While reading the book there were a few passages that I took the time to note down:
  • Being busy and juggling lots of different roles can make us, edgy, inefficient, frustrated, and hard to be around. However if all these hats are serving the same goals and values, the person can gain the skills and find the support needed to grow the enterprise.
  • People who feel good about themselves produce good results.
  • By changing yourself to meet the needs of others you prevent yourself from doing what you do best.
  • It’s too easy to get caught up following the rule book rather than meeting the true needs of the people we serve.
  • In many cases the rule book goes way to far – it tries to tell people how to be instead of explaining what we are trying to do.
  • You know you are doing the right things when:You see so much more when you see things in a fresh way and really listen. Take a different path. See who is there, and keep our antennae up. You’ll hear the walls talk.
    • What you want to do, what you’re inspired to do, and what hte organisation, your boss, adn your customers want  and need you to do are all aligned.

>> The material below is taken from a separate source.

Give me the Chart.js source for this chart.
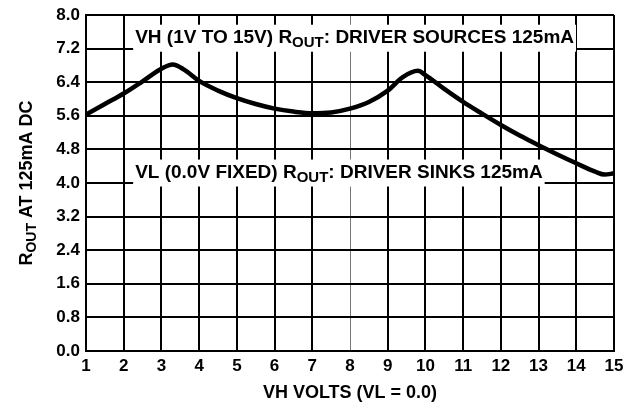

    • You can think independently, because you are clear about the larger goal.
    • You get the information and authority you need to make better on the job decisions.
    • You start asking – and encourage those around you to ask – how your own unique skill set could best serve the task, project, or problem at hand.
  • Do it in person. There is no substitute for human exchange. Sit down and talk with people. Take time to listen.
  • People need to believe they can make things happen and that they can try things, even if eventually they don’t work out, because you never know when the one you’re working on will be the one that will work.
  • Celebrate Failures. Celebrating failures gets rid of the risk of failure. People learn to trust that they can take risks and nothing bad will happen. Not taking risks and not taking action is the thing to fight against.
  • If it’s not illegal, immoral, or unethical, and as long as we won’t poison somebody and someone wants it, then we ought to try it.

The edition of the book that I have begins with a forward entitled ‘leading in hard times’; this gives a checklist for leadership in hard times.

    • Are you being true to yourself and your values?
    • Are you listening and basing your actions on the best information available – including “unaccepted” truths and insights?
    • Are you clear about your role, purpose, and contribution? Are you doing things for the right reasons?
    • Is the right person making the right decisions?
    • Are your decisions and actions building trust and showing you care?
    • Are you taking responsibility and not blaming others?
    • Are you letting truth be you guide?